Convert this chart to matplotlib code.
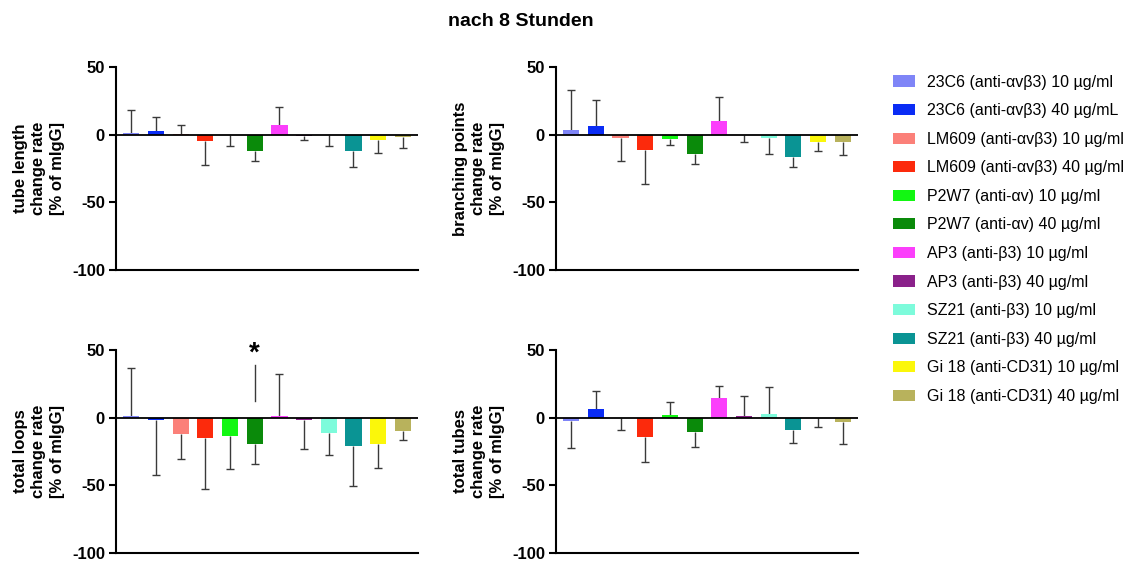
import numpy as np
import matplotlib
matplotlib.use("Agg")
import matplotlib.pyplot as plt
from matplotlib.patches import Patch

plt.rcParams['font.family'] = ['Liberation Sans', 'DejaVu Sans']
plt.rcParams['axes.unicode_minus'] = False

labels = ["23C6 (anti-αvβ3) 10 µg/ml", "23C6 (anti-αvβ3) 40 µg/mL",
          "LM609 (anti-αvβ3) 10 µg/ml", "LM609 (anti-αvβ3) 40 µg/ml",
          "P2W7 (anti-αv) 10 µg/ml", "P2W7 (anti-αv) 40 µg/ml",
          "AP3 (anti-β3) 10 µg/ml", "AP3 (anti-β3) 40 µg/ml",
          "SZ21 (anti-β3) 10 µg/ml", "SZ21 (anti-β3) 40 µg/ml",
          "Gi 18 (anti-CD31) 10 µg/ml", "Gi 18 (anti-CD31) 40 µg/ml"]
colors = ["#7f85f7", "#0a2cf5", "#fb8079", "#fc2a0c", "#12f712", "#0a8a0a",
          "#fb3ffb", "#8a218a", "#7dfbdb", "#0a9494", "#fbf70a", "#b8b25c"]

# mean change rate and SD (one-sided error bar, away from zero)
tube_length = [1.5, 3, 0.5, -5, -0.3, -11.9, 7.2, -1.2, -0.3, -12.3, -3.7, -2]
tube_length_sd = [16.8, 10.3, 6.9, 17.7, 8.3, 7.9, 13.5, 2.8, 7.8, 11.4, 9.6, 7.9]
branching = [3.7, 6.2, -2.5, -11.1, -3.2, -14.3, 10.1, -0.5, -2.5, -16.3, -5.4, -5.7]
branching_sd = [29.6, 19.5, 16.8, 25.4, 4.5, 7.7, 17.6, 5.2, 11.6, 7.7, 6.5, 9.1]
loops = [1, -2, -12.1, -15.1, -13.8, -19.8, 1.5, -1.5, -11.4, -20.7, -19.5, -10.1]
loops_sd = [35.8, 40.5, 18.3, 37.7, 24.5, 14.8, 31.1, 21.5, 16.3, 29.7, 17.8, 6.7]
tubes = [-2.5, 6.7, -0.3, -14.1, 2.2, -10.4, 14.6, 1, 3, -9.4, -0.3, -3.5]
tubes_sd = [19.7, 12.8, 8.6, 18.7, 9.4, 11.1, 8.6, 15, 19.7, 9.1, 6.4, 15.8]

ylabels = ["tube length\nchange rate\n[% of mIgG]",
           "branching points\nchange rate\n[% of mIgG]",
           "total loops\nchange rate\n[% of mIgG]",
           "total tubes\nchange rate\n[% of mIgG]"]

# significance marker in the loops panel (bar index, line from/to, star y)
sig_bar = 5
sig_line = (12, 39)
sig_star = 47

fig = plt.figure(figsize=(11.31, 5.61), dpi=100)
boxes = [[0.1026, 0.5187, 0.267, 0.3619], [0.4916, 0.5187, 0.267, 0.3619],
         [0.1026, 0.0143, 0.267, 0.3619], [0.4916, 0.0143, 0.267, 0.3619]]
data = [(tube_length, tube_length_sd), (branching, branching_sd),
        (loops, loops_sd), (tubes, tubes_sd)]

x = np.arange(len(labels))
err_col = '#3a3a3a'
for box, (vals, sd), yl in zip(boxes, data, ylabels):
    ax = fig.add_axes(box)
    vals = np.array(vals)
    sd = np.array(sd)
    # error bar only on the side away from zero, cap only at the far end
    ends = np.where(vals < 0, vals - sd, vals + sd)
    ax.vlines(x, vals, ends, color=err_col, lw=1, zorder=2)
    ax.hlines(ends, x - 0.16, x + 0.16, color=err_col, lw=1, zorder=2)
    ax.bar(x, vals, width=0.66, color=colors, zorder=3)
    ax.axhline(0, color='black', lw=1.3, zorder=4)
    ax.set_xlim(-0.62, 11.62)
    ax.set_ylim(-100, 50)
    ax.set_yticks([50, 0, -50, -100])
    ax.set_xticks([])
    for s in ['top', 'right']:
        ax.spines[s].set_visible(False)
    for s in ['left', 'bottom']:
        ax.spines[s].set_linewidth(1.5)
    ax.tick_params(axis='y', width=1.5, length=5, labelsize=12, pad=3)
    for t in ax.get_yticklabels():
        t.set_fontweight('bold')
    ax.set_ylabel(yl, fontsize=12, fontweight='bold', labelpad=5, linespacing=1.3)
    if yl.startswith("total loops"):
        ax.plot([sig_bar, sig_bar], sig_line, color=err_col, lw=1, clip_on=False)
        ax.text(sig_bar, sig_star, "*", ha='center', va='center', fontsize=20,
                fontweight='bold', clip_on=False)

fig.text(0.4607, 0.961, "nach 8 Stunden", ha='center', va='center',
         fontsize=14, fontweight='bold')

handles = [Patch(facecolor=c, label=l) for c, l in zip(colors, labels)]
fig.legend(handles=handles, loc='upper left', bbox_to_anchor=(0.7896, 0.867),
           frameon=False, fontsize=11.5, handlelength=1.375, handleheight=0.7,
           handletextpad=0.75, labelspacing=0.85, borderpad=0, borderaxespad=0)

fig.savefig("out.png", dpi=100)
-.-.-
→ Task goal
Exactly as they appear, print the lines of the listing above from its first line through the line that contains "sig_star = 47", minus the pictures.

→ Result for this task
Convert this chart to matplotlib code.
import numpy as np
import matplotlib
matplotlib.use("Agg")
import matplotlib.pyplot as plt
from matplotlib.patches import Patch

plt.rcParams['font.family'] = ['Liberation Sans', 'DejaVu Sans']
plt.rcParams['axes.unicode_minus'] = False

labels = ["23C6 (anti-αvβ3) 10 µg/ml", "23C6 (anti-αvβ3) 40 µg/mL",
          "LM609 (anti-αvβ3) 10 µg/ml", "LM609 (anti-αvβ3) 40 µg/ml",
          "P2W7 (anti-αv) 10 µg/ml", "P2W7 (anti-αv) 40 µg/ml",
          "AP3 (anti-β3) 10 µg/ml", "AP3 (anti-β3) 40 µg/ml",
          "SZ21 (anti-β3) 10 µg/ml", "SZ21 (anti-β3) 40 µg/ml",
          "Gi 18 (anti-CD31) 10 µg/ml", "Gi 18 (anti-CD31) 40 µg/ml"]
colors = ["#7f85f7", "#0a2cf5", "#fb8079", "#fc2a0c", "#12f712", "#0a8a0a",
          "#fb3ffb", "#8a218a", "#7dfbdb", "#0a9494", "#fbf70a", "#b8b25c"]

# mean change rate and SD (one-sided error bar, away from zero)
tube_length = [1.5, 3, 0.5, -5, -0.3, -11.9, 7.2, -1.2, -0.3, -12.3, -3.7, -2]
tube_length_sd = [16.8, 10.3, 6.9, 17.7, 8.3, 7.9, 13.5, 2.8, 7.8, 11.4, 9.6, 7.9]
branching = [3.7, 6.2, -2.5, -11.1, -3.2, -14.3, 10.1, -0.5, -2.5, -16.3, -5.4, -5.7]
branching_sd = [29.6, 19.5, 16.8, 25.4, 4.5, 7.7, 17.6, 5.2, 11.6, 7.7, 6.5, 9.1]
loops = [1, -2, -12.1, -15.1, -13.8, -19.8, 1.5, -1.5, -11.4, -20.7, -19.5, -10.1]
loops_sd = [35.8, 40.5, 18.3, 37.7, 24.5, 14.8, 31.1, 21.5, 16.3, 29.7, 17.8, 6.7]
tubes = [-2.5, 6.7, -0.3, -14.1, 2.2, -10.4, 14.6, 1, 3, -9.4, -0.3, -3.5]
tubes_sd = [19.7, 12.8, 8.6, 18.7, 9.4, 11.1, 8.6, 15, 19.7, 9.1, 6.4, 15.8]

ylabels = ["tube length\nchange rate\n[% of mIgG]",
           "branching points\nchange rate\n[% of mIgG]",
           "total loops\nchange rate\n[% of mIgG]",
           "total tubes\nchange rate\n[% of mIgG]"]

# significance marker in the loops panel (bar index, line from/to, star y)
sig_bar = 5
sig_line = (12, 39)
sig_star = 47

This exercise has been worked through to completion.